For their last two action-packed records, English pop duo Goldfrapp have made a damn convincing argument against this truism. Varied in pace though they were, Black Cherry and Supernature nevertheless gave the impression that Planet Goldfrapp was a coke-encrusted mirrorball exclusively populated by super-pneumatic pleasurebots. Synthesizers were their weapons, and they were quick on the draw. If the Wachowskis were to imagine a frontwoman, Alison Goldfrapp during this era would come close—feline, sadistic, possibly wearing latex underpants. Goldfrapp’s big tunes did turns on catwalks, played in mega-clubs, and were cast in Coke commercials. It was glorious.

Of course, it had to end. And so we’re left with Seventh Tree, a slightly inscrutable, gauzy comedown record. Some club kids are gonna be bummed. Frankly, though, few parties leave such gorgeous baubles in their wake.

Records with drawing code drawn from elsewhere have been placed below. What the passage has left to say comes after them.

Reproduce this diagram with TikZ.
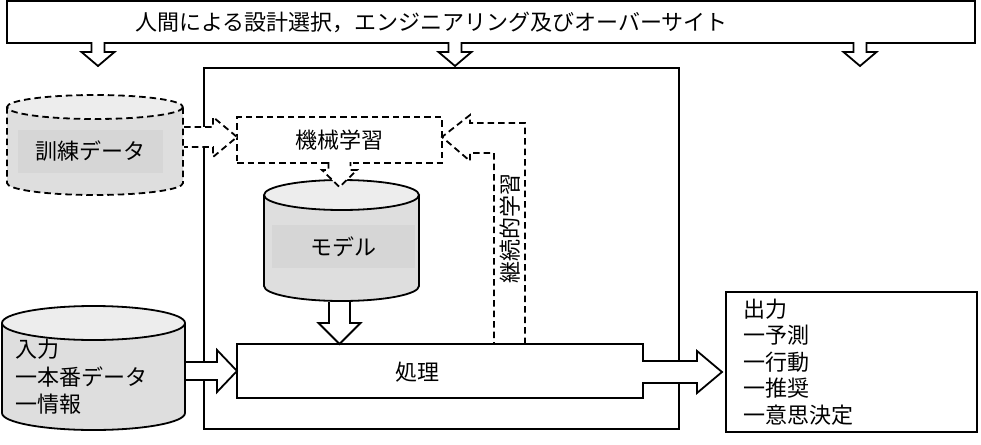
\documentclass[tikz,border=0pt]{standalone}
\usepackage{fontspec}
\setmainfont{Noto Sans CJK JP}
\colorlet{drum body}{black!13}
\colorlet{drum top}{black!7}
\colorlet{drum label}{black!16}
\tikzset{
  box/.style={draw, line width=1.8pt, inner sep=0pt, outer sep=0pt},
  dashline/.style={dash pattern=on 6.5pt off 4pt},
  blockarrow/.style={draw, fill=white, line width=1.8pt, line join=miter},
  drum/.style={fill=drum body, draw, line width=1.8pt},
  drumtop/.style={fill=drum top, draw, line width=1.8pt},
  drumlabel/.style={fill=drum label, inner sep=0pt}
}

\begin{document}
\begin{tikzpicture}[x=1pt, y=-1pt, font=\fontsize{22}{27.5}\selectfont]
  \useasboundingbox (0,0) rectangle (981,444);
  \node[box, anchor=north west, minimum width=968, minimum height=42] (human) at (7,1) {};
  \node[anchor=west, inner sep=0pt] (humantext) at (135,22) {人間による設計選択，エンジニアリング及びオーバーサイト};
  \node[box, anchor=north west, minimum width=475, minimum height=361] (system) at (204,68) {};
  \foreach \dx in {84.5, 441.5, 846.5}
    \filldraw[blockarrow] ([shift={(\dx,-0.8)}]human.south west) -- ++(0,9.8) -- ++(-10,0)
      -- ++(16.5,14) -- ++(16.5,-14) -- ++(-10,0) -- ++(0,-9.8);

  \filldraw[drum, dashline] (7,107) -- (7,183) arc[start angle=180, end angle=0, x radius=88, y radius=12] -- (183,107);
  \filldraw[drumtop, dashline] (95,107) ellipse[x radius=88, y radius=12];
  \node[drumlabel, minimum width=145, minimum height=43] (train) at (90.5,151.5) {訓練データ};
  \coordinate (trainport) at (183,137);
  \node[box, dashline, minimum width=205, minimum height=46] (ml) at (339.5,140) {機械学習};
  \filldraw[blockarrow, dashline] ([shift={(1,-10)}]trainport) -- ++(29,0) -- ++(0,-10)
    -- ([yshift=3pt]ml.west) -- ++(-24,20) -- ++(0,-10) -- ++(-29,0);

  \filldraw[drum] (264,195) -- (264,286) arc[start angle=180, end angle=0, x radius=77.5, y radius=15] -- (419,195);
  \filldraw[drumtop] (341.5,195) ellipse[x radius=77.5, y radius=15];
  \node[drumlabel, minimum width=143, minimum height=43] (model) at (343.5,246.5) {モデル};
  \coordinate (modelbase) at (339.5,302);
  \filldraw[blockarrow, dashline] ([shift={(-11,-0.8)}]ml.south) -- ++(0,7.8) -- ++(-6.5,0)
    -- ++(17.5,17) -- ++(17.5,-17) -- ++(-6.5,0) -- ++(0,-7.8);

  \node[inner sep=0pt, outer sep=0pt, minimum width=406, minimum height=54] (proc) at (440,371) {};
  \filldraw[blockarrow] (proc.south east) -- (proc.south west) -- (proc.north west) -- (proc.north east)
    -- ++(0,17) -- ++(54,0) -- ++(0,-10) -- ++(25,21) -- ++(-25,21) -- ++(0,-10) -- ++(-54,0) -- cycle;
  \node (proctext) at (417,372) {処理};
  \filldraw[blockarrow] ([xshift=-10.5pt]modelbase) -- ++(0,21) -- ++(-10.5,0)
    -- (modelbase |- proc.north) -- ++(21,-21) -- ++(-10.5,0) -- ++(0,-21);

  \filldraw[drum] (2,323) -- (2,413) arc[start angle=180, end angle=0, x radius=91.5, y radius=17] -- (185,323);
  \filldraw[drumtop] (93.5,323) ellipse[x radius=91.5, y radius=17];
  \node[anchor=west, align=left, inner sep=0pt] (input) at (15,377) {入力\\一本番データ\\一情報};
  \coordinate (inport) at (185,371);
  \filldraw[blockarrow] ([shift={(1,-9)}]inport) -- ++(31,0) -- ++(0,-12)
    -- (proc.west) -- ++(-20,21) -- ++(0,-12) -- ++(-31,0);

  \draw[blockarrow, fill=none, dashline] ([xshift=85pt]proc.north) -- ++(0,-221) -- ++(-55,0) -- ++(0,-8)
    -- ([yshift=3pt]ml.east) -- ++(28,24) -- ++(0,-8) -- ++(24,0) -- ++(0,191);
  \node[rotate=90] (learntext) at (510,228) {継続的学習};

  \node[box, anchor=north west, minimum height=140, text width=217, inner xsep=17, align=left,
    font=\fontsize{22}{26.5}\selectfont] (output) at (726,292) {出力\\一予測\\一行動\\一推奨\\一意思決定};
\end{tikzpicture}
\end{document}
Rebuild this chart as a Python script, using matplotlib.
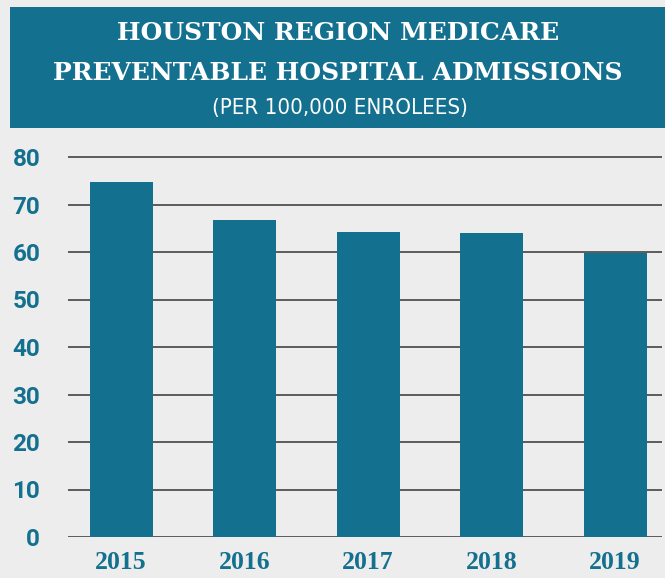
import matplotlib.pyplot as plt
from matplotlib import font_manager
from matplotlib.patches import Rectangle

years = ['2015', '2016', '2017', '2018', '2019']
admissions = [74.8, 66.8, 64.2, 64.0, 59.8]
y_ticks = [0, 10, 20, 30, 40, 50, 60, 70, 80]

teal = '#14708f'
bg = '#ededed'

# look for any narrow / condensed face for the subtitle
narrow = None
for f in font_manager.fontManager.ttflist:
    tag = (f.name + ' ' + f.fname).lower()
    if ('condensed' in tag or 'narrow' in tag) and 'cjk' not in tag \
            and f.style == 'normal' and f.weight in (400, 'normal', 'regular'):
        narrow = f.fname
        break

fig = plt.figure(figsize=(6.65, 5.78), dpi=100, facecolor=bg)

# title box
fig.patches.append(Rectangle((10 / 665, 1 - 128 / 578), 655 / 665, 121 / 578,
                             transform=fig.transFigure, facecolor=teal,
                             edgecolor='none', zorder=0))
fig.text(338 / 665, 1 - 33 / 578, 'HOUSTON REGION MEDICARE', color='white',
         fontsize=18, fontweight='bold', family='DejaVu Serif',
         ha='center', va='center')
fig.text(338 / 665, 1 - 73 / 578, 'PREVENTABLE HOSPITAL ADMISSIONS', color='white',
         fontsize=18, fontweight='bold', family='DejaVu Serif',
         ha='center', va='center')
if narrow:
    props = font_manager.FontProperties(fname=narrow, size=17)
else:
    props = font_manager.FontProperties(family='DejaVu Sans', size=17)
sub = fig.text(340 / 665, 1 - 108 / 578, '(PER 100,000 ENROLEES)', color='white',
               ha='center', va='center', fontproperties=props)
# fit subtitle close to the width seen in the reference
renderer = fig.canvas.get_renderer()
w = sub.get_window_extent(renderer).width
sub.set_fontsize(min(17 * 255 / w, 21))

ax = fig.add_axes([68 / 665, 1 - 537 / 578, 594 / 665, (537 - 147.5) / 578])
ax.set_facecolor(bg)

x = range(len(years))
ax.bar(x, admissions, width=0.51, color=teal, zorder=3)

ax.set_xlim(-0.43, 4.38)
ax.set_ylim(0, 82)
ax.set_yticks(y_ticks)
ax.set_xticks(list(x))
ax.set_xticklabels(years)
ax.yaxis.grid(True, color='#505050', linewidth=1.3, zorder=0)
ax.set_axisbelow(True)
for s in ax.spines.values():
    s.set_visible(False)
ax.tick_params(length=0)
ax.tick_params(axis='y', pad=20, labelsize=17.5, labelcolor=teal)
ax.tick_params(axis='x', pad=10, labelsize=18.5, labelcolor=teal)
for lbl in ax.get_yticklabels():
    lbl.set_fontweight('bold')
    lbl.set_family('Roboto')
for lbl in ax.get_xticklabels():
    lbl.set_fontweight('bold')
    lbl.set_family('Liberation Serif')

fig.savefig('out.png', dpi=100, facecolor=bg)
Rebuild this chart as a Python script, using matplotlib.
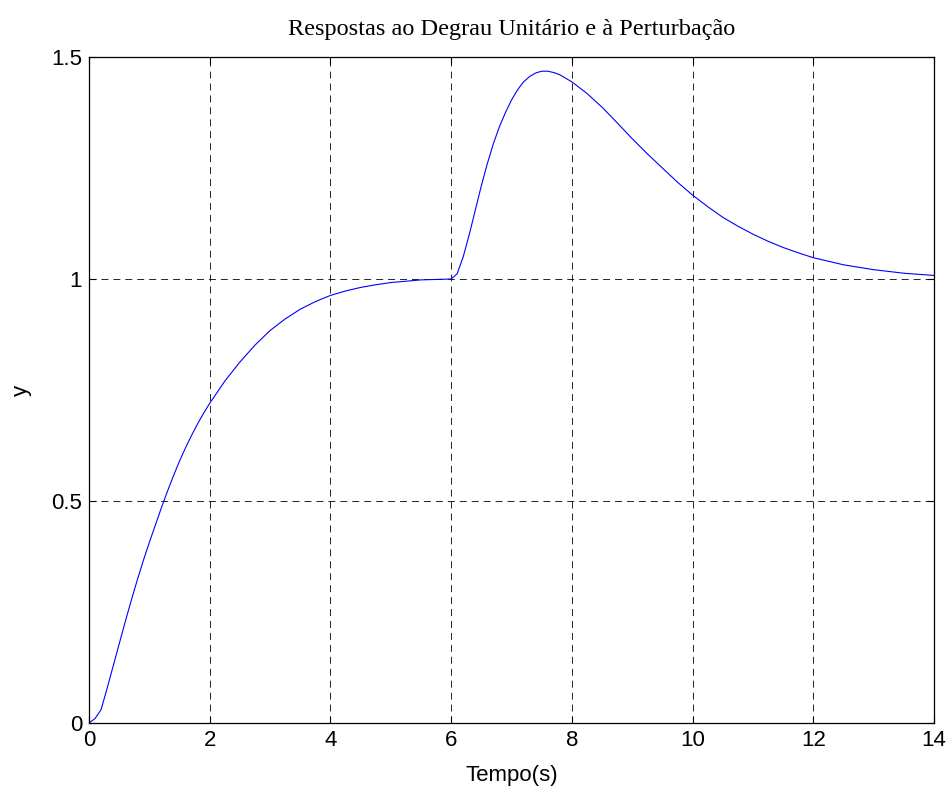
import matplotlib
matplotlib.use("Agg")
import matplotlib.pyplot as plt

# Unit step response (0 to 6 s) followed by the disturbance response (6 to 14 s)
tempo = [0.0, 0.1, 0.2, 0.3, 0.4, 0.5, 0.6, 0.7, 0.8, 0.9, 1.0, 1.1, 1.2, 1.3,
         1.4, 1.5, 1.6, 1.7, 1.8, 1.9, 2.0, 2.25, 2.5, 2.75, 3.0, 3.25, 3.5,
         3.75, 4.0, 4.25, 4.5, 4.75, 5.0, 5.25, 5.5, 5.75, 6.0,
         6.1, 6.2, 6.3, 6.4, 6.5, 6.6, 6.7, 6.8, 6.9, 7.0, 7.1, 7.2, 7.3, 7.4,
         7.5, 7.6, 7.7, 7.8, 7.9, 8.0, 8.25, 8.5, 8.75, 9.0, 9.25, 9.5, 9.75,
         10.0, 10.25, 10.5, 10.75, 11.0, 11.25, 11.5, 11.75, 12.0, 12.5, 13.0,
         13.5, 14.0]
y = [0.0, 0.01, 0.03, 0.078, 0.128, 0.178, 0.228, 0.276, 0.322, 0.366, 0.407,
     0.446, 0.485, 0.522, 0.557, 0.59, 0.62, 0.648, 0.674, 0.698, 0.72, 0.77,
     0.813, 0.851, 0.884, 0.91, 0.932, 0.949, 0.963, 0.973, 0.981, 0.987,
     0.992, 0.995, 0.998, 0.999, 1.0,
     1.012, 1.05, 1.1, 1.155, 1.21, 1.26, 1.305, 1.343, 1.375, 1.403, 1.426,
     1.444, 1.456, 1.464, 1.468, 1.468, 1.465, 1.46, 1.452, 1.444, 1.418,
     1.387, 1.352, 1.316, 1.282, 1.25, 1.218, 1.189, 1.163, 1.139, 1.119,
     1.101, 1.085, 1.071, 1.059, 1.048, 1.032, 1.021, 1.013, 1.008]

xticks = [0, 2, 4, 6, 8, 10, 12, 14]
yticks = [0, 0.5, 1, 1.5]
yticklabels = ["0", "0.5", "1", "1.5"]

plt.rcParams["lines.scale_dashes"] = False

W, H = 949, 789
fig = plt.figure(figsize=(W / 100, H / 100), dpi=100)
ax = fig.add_axes([89 / W, 1 - 723 / H, 845 / W, 666 / H])

ax.plot(tempo, y, color=(0, 0, 1), linewidth=0.8)

ax.set_xlim(0, 14)
ax.set_ylim(0, 1.5)
ax.set_xticks(xticks)
ax.set_yticks(yticks)
ax.set_yticklabels(yticklabels)

ax.grid(True, color="black", linestyle=(0, (5, 3.6)), linewidth=0.6)

sans = ["Liberation Sans", "DejaVu Sans"]
for lab in ax.get_xticklabels() + ax.get_yticklabels():
    lab.set_family(sans)
    lab.set_fontsize(16)

ax.tick_params(direction="in", length=5, width=0.8, top=True, right=True,
               pad=5, colors="black")
for s in ax.spines.values():
    s.set_linewidth(0.9)
    s.set_color("black")

ax.set_xlabel("Tempo(s)", family=sans, fontsize=16, labelpad=10)
ax.set_ylabel("y", family=sans, fontsize=16, labelpad=14)
ax.set_title("Respostas ao Degrau Unitário e à Perturbação",
             family=["Liberation Serif", "DejaVu Serif"], fontsize=17.5, pad=16)

fig.savefig("out.png", dpi=100, facecolor="white")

Ignoring, for a moment, this record’s relationship to Goldfrapp’s previous work, it’s still a weird little number. Some songs, like the leadoff track “Clowns,” traffic in 21st-century pastoralism by secreting bird sounds and other natural wonders at the edge of the mix. Others, like “Little Bird,” center on grooveless yet hypnotic synth riffs or dive into spacy psychedelia. And still others, like the subtly epic first single, “A&E,” and the slightly sappy, Beatlesesque “Happiness,” affect a classicist, surprisingly conservative approach to pop. Goldfrapp binds these disparate elements together thematically by emphasizing lush, naturalistic arrangements in which acoustic guitar and piano figure prominently. Harpsichord makes an appearance. Though understated balladry is the predominant songwriting mode, production techniques like the shuddering, asymmetrical feedback hum undergirding the nearly perfect closer “Monster Love” serve as reminders that this is the same group that made “Strict Machine.” They’re just about the only thing that does.

Hyperbolic nostalgia aside, it’s worth acknowledging that Goldfrapp has made plenty of dreamy, seductive pop songs before, so this record doesn’t so much represent a new direction as it does a return to past themes. After all, Felt Mountain, their debut, featured a lot of woozy sighs lent majestic orchestral structure too. Indeed, aside from the wispy, ethereal, often impenetrable vocal approach Alison Goldfrapp takes here (which is probably these songs’ least successful aspect, for what it’s worth), Seventh Tree is most compelling for the way in which the band’s regained austerity and naturalism contrasts with their more recent hedonism. Standout “Some People” features the lyric “When the glitter’s gone,” which might as well be the album’s subtitle. Fortunately, this hangover is sweet.